In a large mixing bowl, combine the ground beef with grated carrots, minced onion, chopped mushrooms, and grated garlic. Add the oyster sauce, sesame oil, brown sugar, salt, black pepper, cornstarch, and egg. Mix thoroughly with a spoon or clean hands until the ingredients are well combined and the texture is uniform. Set the mixture aside to rest for a few minutes, allowing the flavors to meld together.

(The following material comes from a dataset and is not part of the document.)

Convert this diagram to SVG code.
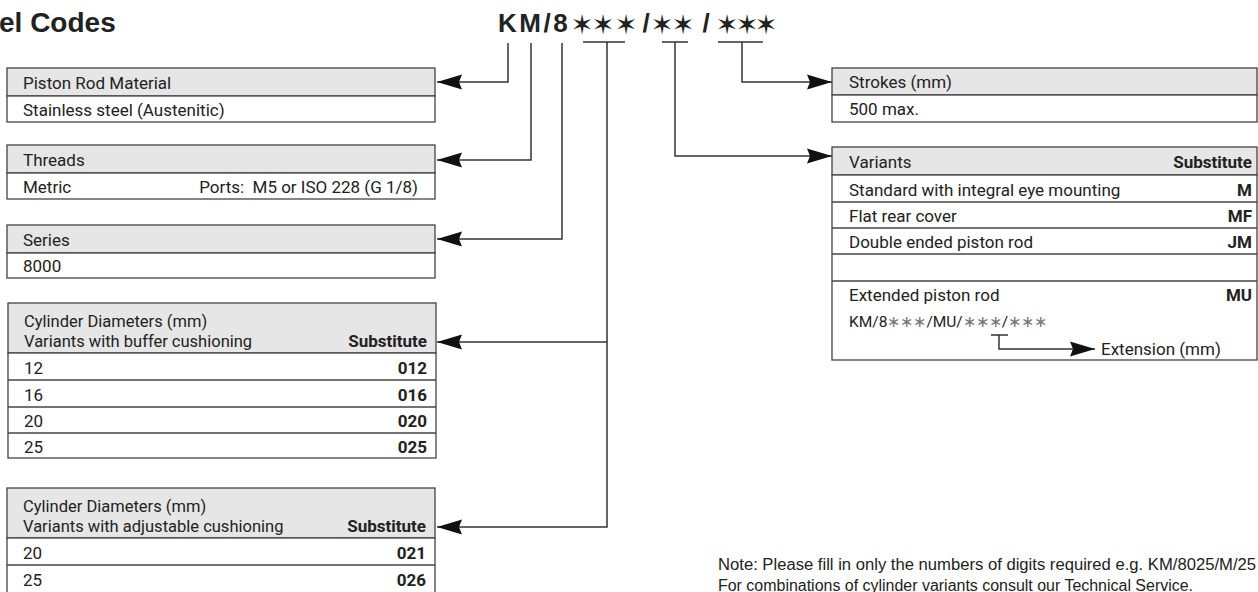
<svg xmlns="http://www.w3.org/2000/svg" width="1258" height="592" viewBox="0 0 1258 592">
<style>
.hdr{fill:#e6e6e6;stroke:#444;stroke-width:1.3}
.body{fill:#fff;stroke:#444;stroke-width:1.3}
.sep{stroke:#444;stroke-width:1.3}
.t{font-family:Roboto,"Liberation Sans",sans-serif;font-size:17px;fill:#222}
.h2{font-size:16.5px}
.b{font-weight:bold;text-anchor:end}
.r{text-anchor:end}
.code{font-family:"Liberation Sans",Arial,sans-serif;font-weight:bold;font-size:26px;fill:#222}
.star{font-family:"DejaVu Sans",sans-serif;font-size:27px;font-weight:normal}
.ln{fill:none;stroke:#333;stroke-width:1.5}
.note{font-family:"Liberation Sans",Arial,sans-serif;font-size:16px;fill:#222}
</style>
<defs>
<marker id="ah" viewBox="-26 -9 27 18" refX="0" refY="0" markerWidth="27" markerHeight="18" markerUnits="userSpaceOnUse" orient="auto">
<path d="M0,0 L-25,-7.5 L-22,0 L-25,7.5 Z" fill="#111"/>
</marker>
</defs>
<rect width="1258" height="592" fill="#fff"/>
<text x="-1" y="32" style="font-family:'Liberation Sans',Arial,sans-serif;font-weight:bold;font-size:28px;fill:#222">el Codes</text>

<g id="code">
<text class="code" x="498" y="32" letter-spacing="2.5">KM/8</text>
<text class="code" text-anchor="middle" y="32"><tspan class="star" x="582 603 626" y="34">✶✶✶</tspan><tspan x="646" y="32">/</tspan><tspan class="star" x="662 683" y="34">✶✶</tspan><tspan x="706" y="32">/</tspan><tspan class="star" x="727 747 766" y="34">✶✶✶</tspan></text>
</g>

<g id="piston">
<rect class="hdr" x="7" y="68" width="428" height="28"/>
<rect class="body" x="7" y="96" width="428" height="26"/>
<text class="t" x="23" y="89">Piston Rod Material</text>
<text class="t" x="23" y="116">Stainless steel (Austenitic)</text>
</g>

<g id="threads">
<rect class="hdr" x="7" y="145" width="428" height="28"/>
<rect class="body" x="7" y="173" width="428" height="26"/>
<text class="t" x="23" y="166">Threads</text>
<text class="t" x="23" y="193">Metric</text>
<text class="t r" x="418" y="193">Ports:&#160; M5 or ISO 228 (G 1/8)</text>
</g>

<g id="series">
<rect class="hdr" x="7" y="225" width="428" height="28"/>
<rect class="body" x="7" y="253" width="428" height="25"/>
<text class="t" x="23" y="246">Series</text>
<text class="t" x="23" y="272">8000</text>
</g>

<g id="cyl-buffer">
<rect class="hdr" x="8" y="303" width="428" height="50"/>
<rect class="body" x="8" y="353" width="428" height="105"/>
<line class="sep" x1="8" y1="380" x2="436" y2="380"/>
<line class="sep" x1="8" y1="407" x2="436" y2="407"/>
<line class="sep" x1="8" y1="433" x2="436" y2="433"/>
<text class="t h2" x="24" y="327">Cylinder Diameters (mm)</text>
<text class="t h2" x="24" y="347">Variants with buffer cushioning</text>
<text class="t b" x="427" y="347">Substitute</text>
<text class="t" x="24" y="374">12</text><text class="t b" x="427" y="374">012</text>
<text class="t" x="24" y="401">16</text><text class="t b" x="427" y="401">016</text>
<text class="t" x="24" y="427">20</text><text class="t b" x="427" y="427">020</text>
<text class="t" x="24" y="453">25</text><text class="t b" x="427" y="453">025</text>
</g>

<g id="cyl-adjustable">
<rect class="hdr" x="7" y="488" width="428" height="50"/>
<rect class="body" x="7" y="538" width="428" height="70"/>
<line class="sep" x1="7" y1="565" x2="435" y2="565"/>
<text class="t h2" x="23" y="512">Cylinder Diameters (mm)</text>
<text class="t h2" x="23" y="532">Variants with adjustable cushioning</text>
<text class="t b" x="426" y="532">Substitute</text>
<text class="t" x="23" y="559">20</text><text class="t b" x="426" y="559">021</text>
<text class="t" x="23" y="586">25</text><text class="t b" x="426" y="586">026</text>
</g>

<g id="strokes">
<rect class="hdr" x="832" y="68" width="425" height="27"/>
<rect class="body" x="832" y="95" width="425" height="27"/>
<text class="t" x="849" y="88">Strokes (mm)</text>
<text class="t" x="849" y="115">500 max.</text>
</g>

<g id="variants">
<rect class="hdr" x="832" y="147" width="425" height="28"/>
<rect class="body" x="832" y="175" width="425" height="185"/>
<line class="sep" x1="832" y1="202" x2="1257" y2="202"/>
<line class="sep" x1="832" y1="228" x2="1257" y2="228"/>
<line class="sep" x1="832" y1="254" x2="1257" y2="254"/>
<line class="sep" x1="832" y1="281" x2="1257" y2="281"/>
<text class="t" x="849" y="168">Variants</text>
<text class="t b" x="1252" y="168">Substitute</text>
<text class="t" x="849" y="196">Standard with integral eye mounting</text><text class="t b" x="1252" y="196">M</text>
<text class="t" x="849" y="222">Flat rear cover</text><text class="t b" x="1252" y="222">MF</text>
<text class="t" x="849" y="248">Double ended piston rod</text><text class="t b" x="1252" y="248">JM</text>
<text class="t" x="849" y="301">Extended piston rod</text><text class="t b" x="1252" y="301">MU</text>
<text class="t" x="849" y="327" style="font-size:15.5px">KM/8<tspan fill="#777">∗∗∗</tspan>/MU/<tspan fill="#777">∗∗∗</tspan>/<tspan fill="#777">∗∗∗</tspan></text>
<text class="t" x="1101" y="355">Extension (mm)</text>
</g>

<g id="note">
<text class="note" x="718" y="570" textLength="538" lengthAdjust="spacingAndGlyphs">Note: Please fill in only the numbers of digits required e.g. KM/8025/M/25</text>
<text class="note" x="718" y="591" textLength="475" lengthAdjust="spacingAndGlyphs">For combinations of cylinder variants consult our Technical Service.</text>
</g>

<g id="connectors">
<path class="ln" d="M508,43 V82 H437" marker-end="url(#ah)"/>
<path class="ln" d="M531,43 V160 H437" marker-end="url(#ah)"/>
<path class="ln" d="M562,43 V239 H437" marker-end="url(#ah)"/>
<path class="ln" d="M583,42 H625"/>
<path class="ln" d="M607,42 V527 H437" marker-end="url(#ah)"/>
<path class="ln" d="M607,342 H437" marker-end="url(#ah)"/>
<path class="ln" d="M662,42 H688"/>
<path class="ln" d="M675,42 V156 H832" marker-end="url(#ah)"/>
<path class="ln" d="M718,42 H763"/>
<path class="ln" d="M742,42 V82 H832" marker-end="url(#ah)"/>
<path class="ln" d="M991,335 H1008"/>
<path class="ln" d="M999,335 V349 H1095" marker-end="url(#ah)"/>
</g>
</svg>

Place a dumpling wrapper flat on your palm. Spoon about 2 teaspoons to 1 tablespoon of the beef mixture into the center of the wrapper. Dip your fingertip in water and moisten the edges of the wrapper to help seal it. Cup the wrapper between your thumb and fingers, pressing gently around the filling while keeping the top open. Adjust the folds to create a neat, upright shape. Repeat this process for all remaining wrappers.
Top each siomai with a small pinch of grated carrots for a pop of color and texture. Prepare your steamer by adding a small amount of water to the pot and bringing it to a gentle simmer over medium heat. Lightly brush the steamer tray or bamboo steamer with oil to prevent sticking.
Arrange the siomai in the steamer, ensuring they are spaced apart to allow steam to circulate evenly. Cover and steam over low heat for about 15 minutes or until the beef filling is fully cooked and firm to the touch. Avoid opening the steamer frequently to maintain steady heat.
Once cooked, carefully remove the siomai from the steamer and transfer to a serving plate. Serve warm with chili garlic oil or a dipping sauce made from soy sauce and calamansi for a classic, savory finish.
These tender, flavorful beef siomai are perfect as a snack, appetizer, or part of a hearty Filipino-style meal.